Resilience documentation is now standard
Procurement packages increasingly require resilience artifacts: incident response plans, redundancy architecture diagrams, and dependency maps. These materials were once requested mainly for infrastructure vendors. They are now requested for application vendors as well.
Startups must explain not only uptime targets but recovery sequences. Sequence clarity influences risk scoring.
Graceful degradation is preferred to silent failure
Systems that degrade visibly and controllably are favored over systems that fail silently. Alerting, fallback workflows, and user notification mechanisms are reviewed explicitly. Silent failure is treated as amplified risk.
Design patterns therefore emphasize detectable failure states. Transparency of malfunction is a product feature.
Integration boundaries are examined closely
Buyers want to know how failures propagate across interfaces. Containment design — how faults are isolated — is scored positively. Broad integration without containment raises concern.

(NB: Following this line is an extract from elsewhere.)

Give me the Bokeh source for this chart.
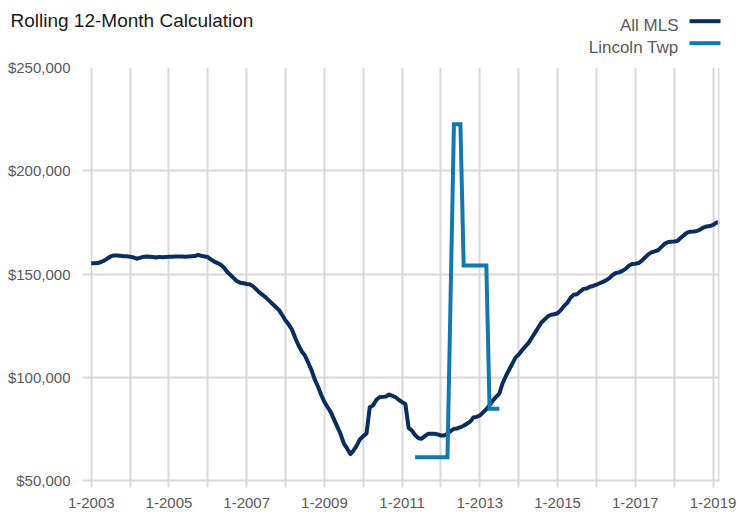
import pandas as pd
from bokeh.plotting import figure
from bokeh.core.properties import value
from bokeh.models import Range1d, FixedTicker, NumeralTickFormatter, Span
from bokeh.embed import file_html
from bokeh.resources import INLINE

# ---------------- data ----------------
all_mls_start = "2003-01"
all_mls = [
    # 2003
    155200, 155200, 155300, 155800, 156500, 157500, 158500, 159000, 159000, 158800, 158600, 158600,
    # 2004
    158400, 158000, 157400, 157800, 158300, 158500, 158400, 158200, 158000, 158300, 158100, 158200,
    # 2005
    158300, 158400, 158500, 158500, 158500, 158400, 158500, 158600, 158700, 159300, 158800, 158500,
    # 2006
    158200, 157000, 156000, 155300, 154500, 153000, 151000, 149500, 148000, 146500, 145800, 145500,
    # 2007
    145200, 145000, 144000, 142500, 141000, 139800, 138500, 137000, 135500, 134000, 132500, 130000,
    # 2008
    127500, 125500, 123000, 119000, 115500, 112500, 110500, 107000, 103500, 99000, 95500, 91500,
    # 2009
    88000, 85500, 83000, 79500, 76000, 72500, 68000, 65500, 62800, 64500, 67000, 70000,
    # 2010
    71500, 72800, 85500, 86300, 89000, 90300, 90500, 90700, 91600, 91000, 90300, 89000,
    # 2011
    87900, 87000, 75500, 74200, 72000, 70500, 70200, 71500, 72600, 72600, 72600, 72300,
    # 2012
    71800, 71800, 72600, 74000, 75000, 75200, 75800, 76500, 77500, 78500, 80500, 80800,
    # 2013
    81500, 83000, 84500, 86500, 88700, 90500, 92000, 97000, 100500, 103500, 106500, 109500,
    # 2014
    111000, 113000, 114800, 116500, 119000, 121500, 124000, 126500, 128000, 129500, 130300, 130500,
    # 2015
    131000, 132500, 134500, 136000, 138500, 140000, 140200, 141500, 142800, 143000, 143800, 144200,
    # 2016
    144800, 145500, 146200, 147000, 148000, 149500, 150500, 150800, 151500, 152500, 154000, 154800,
    # 2017
    155000, 155300, 156500, 158000, 159500, 160500, 161000, 161500, 163000, 164500, 165400, 165600,
    # 2018
    165700, 166000, 167500, 168800, 170000, 170500, 170600, 170800, 171500, 172500, 173000, 173200,
    # 2019
    173800, 174800, 175200,
]

lincoln_months = [
    "2011-05", "2011-06", "2011-07", "2011-08", "2011-09", "2011-10", "2011-11", "2011-12",
    "2012-01", "2012-02", "2012-03",
    "2012-05", "2012-06", "2012-07",
    "2012-08", "2012-09", "2012-10", "2012-11", "2012-12", "2013-01", "2013-02", "2013-03",
    "2013-04", "2013-05", "2013-06", "2013-07",
]
lincoln = [
    61300, 61300, 61300, 61300, 61300, 61300, 61300, 61300,
    61300, 61300, 61300,
    222500, 222500, 222500,
    154100, 154100, 154100, 154100, 154100, 154100, 154100, 154100,
    84700, 84700, 84700, 84700,
]

x_tick_months = ["2003-01", "2004-01", "2005-01", "2006-01", "2007-01", "2008-01", "2009-01",
                 "2010-01", "2011-01", "2012-01", "2013-01", "2014-01", "2015-01", "2016-01",
                 "2017-01", "2018-01", "2019-01"]
x_tick_labels = ["1-2003", "", "1-2005", "", "1-2007", "", "1-2009", "", "1-2011", "",
                 "1-2013", "", "1-2015", "", "1-2017", "", "1-2019"]
y_ticks = [50000, 100000, 150000, 200000, 250000]

title_text = "Rolling 12-Month Calculation"
series_names = ["All MLS", "Lincoln Twp"]
series_colors = ["#0b2d5b", "#1478b0"]

# ---------------- helpers ----------------
base = pd.Period(all_mls_start, freq="M")


def month_index(s):
    return (pd.Period(s, freq="M") - base).n


all_x = list(range(len(all_mls)))
lincoln_x = [month_index(m) for m in lincoln_months]
x_ticks = [month_index(m) for m in x_tick_months]

FONT = "Liberation Sans"
GRID = "#d9d9d9"
TXT = "#595959"

X0, X1 = -2.7, 194
Y0, Y1 = 50000, 250000
FL, FR, FT, FB = 82, 719, 67, 480  # frame edges in canvas px


def px_to_x(px):
    return X0 + (px - FL) * (X1 - X0) / (FR - FL)


def py_to_y(py):
    return Y1 - (py - FT) * (Y1 - Y0) / (FB - FT)


p = figure(
    width=738, height=515,
    x_range=Range1d(X0, X1), y_range=Range1d(Y0, Y1),
    output_backend="svg", toolbar_location=None,
    min_border_left=FL, min_border_right=738 - FR, min_border_top=FT, min_border_bottom=515 - FB,
    background_fill_color="white", border_fill_color="white",
)
p.outline_line_color = None

# x axis
p.xaxis.ticker = FixedTicker(ticks=x_ticks)
p.xaxis.major_label_overrides = {t: lab for t, lab in zip(x_ticks, x_tick_labels)}
p.xaxis.axis_line_color = GRID
p.xaxis.axis_line_width = 2
p.xaxis.major_tick_line_color = GRID
p.xaxis.major_tick_line_width = 2
p.xaxis.major_tick_in = 0
p.xaxis.major_tick_out = 7
p.xaxis.minor_tick_line_color = None
p.xaxis.major_label_standoff = 10
p.xaxis.major_label_text_font = FONT
p.xaxis.major_label_text_font_size = "15px"
p.xaxis.major_label_text_color = TXT

# y axis
p.yaxis.ticker = FixedTicker(ticks=y_ticks)
p.yaxis.formatter = NumeralTickFormatter(format="$0,0")
p.yaxis.axis_line_color = None
p.yaxis.major_tick_line_color = None
p.yaxis.minor_tick_line_color = None
p.yaxis.major_tick_in = 0
p.yaxis.major_tick_out = 0
p.yaxis.major_label_standoff = 12
p.yaxis.major_label_text_font = FONT
p.yaxis.major_label_text_font_size = "15px"
p.yaxis.major_label_text_color = TXT

# grids
p.xgrid.grid_line_color = GRID
p.xgrid.grid_line_width = 2
p.ygrid.grid_line_color = GRID
p.ygrid.grid_line_width = 2

p.add_layout(Span(location=193.8, dimension="height", line_color=GRID, line_width=2))

# series
p.line(all_x, all_mls, line_color=series_colors[0], line_width=4, line_join="round")
p.line(lincoln_x, lincoln, line_color=series_colors[1], line_width=4, line_join="miter")

# title (overlay-level text so it can sit above the frame)
p.text(x=[px_to_x(10)], y=[py_to_y(20)], text=[title_text], text_font=value(FONT),
       text_font_size=value("19px"), text_color="#1a1a1a", text_baseline="alphabetic",
       text_align="left", level="overlay")

# legend: label on the left, line sample on the right
leg_text_py = [25, 46.7]
leg_line_py = [20.7, 42.7]
p.text(x=[px_to_x(678)] * 2, y=[py_to_y(v) for v in leg_text_py], text=series_names,
       text_font=value(FONT), text_font_size=value("17px"), text_color=TXT,
       text_baseline="alphabetic", text_align="right", level="overlay")
p.segment(x0=[px_to_x(689)] * 2, y0=[py_to_y(v) for v in leg_line_py],
          x1=[px_to_x(720)] * 2, y1=[py_to_y(v) for v in leg_line_py],
          line_color=series_colors, line_width=4, level="overlay")

open("out.html", "w").write(file_html(p, INLINE))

Vendors increasingly provide sandbox testing results and interface stress data. Boundary clarity reassures risk teams.
Third‑party dependency risk is surfaced
Procurement now examines vendor dependencies on external APIs, data providers, and cloud services. Concentration risk is discussed. Single points of failure reduce attractiveness even when performance is strong.

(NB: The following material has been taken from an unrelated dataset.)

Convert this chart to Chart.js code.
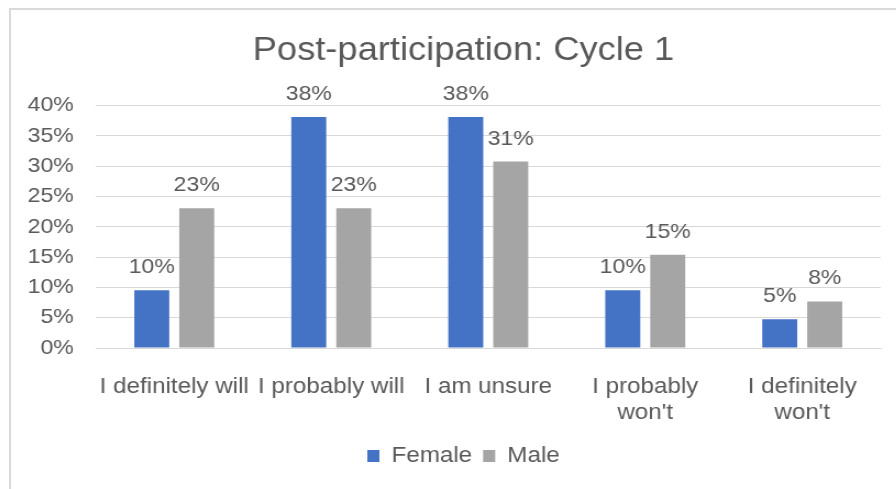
<!DOCTYPE html>
<html>
<head>
<meta charset="utf-8">
<script src="https://cdn.jsdelivr.net/npm/chart.js@4/dist/chart.umd.min.js"></script>
<style>
  html, body { margin: 0; padding: 0; background: #fff; overflow: hidden; width: 896px; height: 489px; }
  #frame { position: absolute; left: 9px; top: 8px; width: 920px; height: 500px; border-left: 2px solid #D9D9D9; border-top: 2px solid #D9D9D9; }
  #c { position: absolute; left: 10px; top: 9px; width: 907px; height: 490px; }
</style>
</head>
<body>
<div id="frame"></div>
<canvas id="c" width="825" height="490" style="width:907px;height:490px"></canvas>
<script>
const categories = [["I definitely will"], ["I probably will"], ["I am unsure"], ["I probably", "won't"], ["I definitely", "won't"]];
const femaleValues = [9.52, 38.1, 38.1, 9.52, 4.76];
const maleValues = [23.08, 23.08, 30.77, 15.38, 7.69];
const seriesNames = ["Female", "Male"];
const titleText = "Post-participation: Cycle 1";

const FONT = "'Liberation Sans', Arial, sans-serif";
const TXT = "#595959";

const labelPlugin = {
  id: 'barLabels',
  afterDatasetsDraw(chart) {
    const ctx = chart.ctx;
    ctx.save();
    ctx.font = "21px " + FONT;
    ctx.fillStyle = TXT;
    ctx.textAlign = 'center';
    ctx.textBaseline = 'alphabetic';
    chart.data.datasets.forEach((ds, i) => {
      chart.getDatasetMeta(i).data.forEach((bar, j) => {
        ctx.fillText(Math.round(ds.data[j]) + '%', bar.x, bar.y - 17);
      });
    });
    ctx.restore();
  }
};

new Chart(document.getElementById('c'), {
  type: 'bar',
  data: {
    labels: categories,
    datasets: [
      { label: seriesNames[0], data: femaleValues, backgroundColor: '#4472C4' },
      { label: seriesNames[1], data: maleValues, backgroundColor: '#A5A5A5' }
    ]
  },
  options: {
    responsive: false,
    devicePixelRatio: 1,
    animation: false,
    layout: { padding: { top: 10, left: 33, right: 33, bottom: 22 } },
    datasets: { bar: { categoryPercentage: 0.573, barPercentage: 0.778 } },
    plugins: {
      title: {
        display: true, text: titleText, color: TXT,
        font: { family: FONT, size: 33, weight: 'normal', lineHeight: 1.2 },
        padding: { top: 12, bottom: 35 }
      },
      legend: {
        position: 'bottom',
        labels: { color: TXT, font: { family: FONT, size: 22 }, boxWidth: 11, boxHeight: 12, padding: 10 }
      },
      tooltip: { enabled: false }
    },
    scales: {
      x: {
        afterFit(scale) { scale.height = 87; },
        grid: { display: false },
        border: { display: true, color: '#D9D9D9' },
        ticks: { color: TXT, font: { family: FONT, size: 22, lineHeight: 1.17 }, maxRotation: 0, autoSkip: false, padding: 18 }
      },
      y: {
        min: 0, max: 40,
        afterFit(scale) { scale.width = 45; scale._computeLabelArea = () => undefined; },
        grid: { color: '#D9D9D9', drawTicks: false, lineWidth: 1 },
        border: { display: false },
        ticks: { stepSize: 5, color: TXT, font: { family: FONT, size: 21 }, padding: 20, callback: v => v + '%' }
      }
    }
  },
  plugins: [labelPlugin]
});
</script>
</body>
</html>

Multi‑vendor redundancy strategies gain attention despite higher cost.
Second‑order effects on vendor architecture
Architecture choices increasingly reflect risk scoring models. Loose coupling, modular services, and override pathways are prioritized. These patterns sometimes reduce theoretical efficiency but increase adoption probability.
Procurement behavior is shaping technical design indirectly but measurably. Technologies that can explain how they break — and how they recover — advance faster than those that only demonstrate how they work.